Au Mont-Pèlerin, Marius Brülhart, professeur d’économie à l’Université de Lausanne et président de la Commission des programmes d’Avenir Suisse, a donné un avant-goût statistique des résultats du livre «La classe moyenne malmenée» de Patrik Schellenbauer et Daniel Müller-Jentsch, publié récemment aux éditions NZZ Libro («Der strapazierte Mittelstand – Zwischen Ambition, Anspruch und Ernüchterung»).

L’approche économique définit la classe moyenne comme la partie de la population qui vit du revenu de son travail, excluant d’un côté, ceux qui bénéficient de la rétribution de leur fortune, et de l’autre, ceux qui profitent de la répartition publique.
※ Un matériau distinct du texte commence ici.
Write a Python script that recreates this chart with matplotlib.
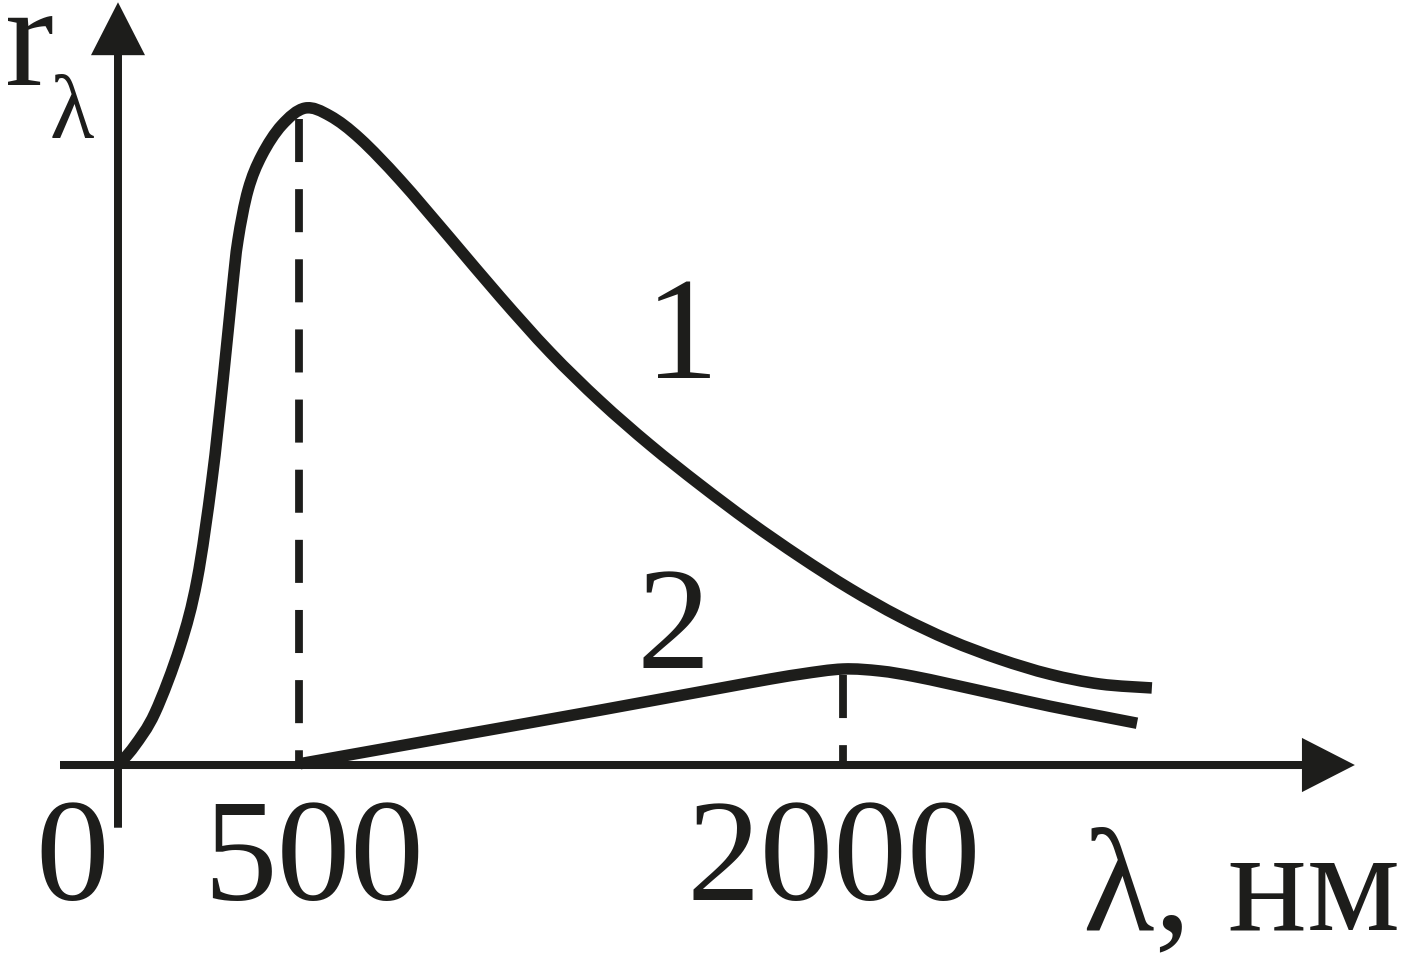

Selon cette approche, la Suisse est championne du monde de la classe moyenne avec un taux de 80 %, selon la moyenne de l’OCDE. Cette indication confirme que ce pays s’est construit sur cette couche de la population. Les données précisent que celle-ci tend à se féminiser, avec un taux de 72 à 73 % dû, d’une part, à l’élévation de la formation des femmes et, d’autre part, au fait que le chômage affecte davantage les hommes au sein de la population active. Ce phénomène aboutit à l’élargissement de la classe moyenne.

Le capital prend le pas sur le revenu du travail, prétend-t-on. Or, cette affirmation tient de l’idée reçue et s’avère infondée, le taux de croissance des deux indicateurs étant similaire ces 20 dernières années. Toutefois, une analyse plus minutieuse conduit à constater une légère érosion de la classe moyenne à cause d’un accroissement de la fortune vers le haut.

Le malaise, ou cette inquiétude latente, provient du fait que si les rémunérations ont continué à augmenter de 13 % entre l994 et 2010, les salaires moyens ne se sont élevés que de 7 % sur cette période. En d’autres termes, nous assistons ici à une perte de vitesse aussi bien envers le haut que le bas. Les classes modestes et surtout supérieures ont davantage bénéficié de l’accroissement, un phénomène susceptible de devenir la source d’une certaine jalousie et de tensions de la part de la classe moyenne. Même si, en comparaison internationale, la Suisse apparaît plutôt dans le peloton de tête en matière de distribution des salaires. Celle-ci semble en effet bien plus compacte par rapport aux rétributions élevées et modestes.

Donc la classe moyenne continue à bénéficier d’une hausse de ses revenus, même si celle-ci, on l’a vu, est moins prononcée que dans les couches supérieures. A noter ainsi que le décollage du top 1 % des salaires de pointe est moins marqué en Suisse qu’aux États-Unis ces dernières années.

Le premier facteur pour prétendre à un revenu décisif passe par une bonne instruction. Un titulaire d’un titre universitaire gagne en moyenne deux fois plus qu’une personne sans formation. Le renforcement du système d’éducation supérieure (EPF, universités, HES) a exercé une influence heureuse sur les gains. Par rapport à ceux qui n’ont effectué qu’un apprentissage, ceux-ci ont pris l’ascenseur évoluant de + 25 % en 1996 à + 36 % en 2010.

Un autre point concerne la redistribution étatique. La Suisse se classe ici au milieu, les taux d’impôt effectifs étant très élevés, certains ménages rétrocèdent 90 % de leurs revenus.

Une dernière piste de réflexion à trait à l’apparition d’une certaine ségrégation des couches de la population. Cette émergence de ghettos de riches apparaît plus particulièrement dans les grands centres urbains de Zurich, Bâle et Genève. Si une telle tendance s’accentuait, la cohésion de la société risquerait de diminuer.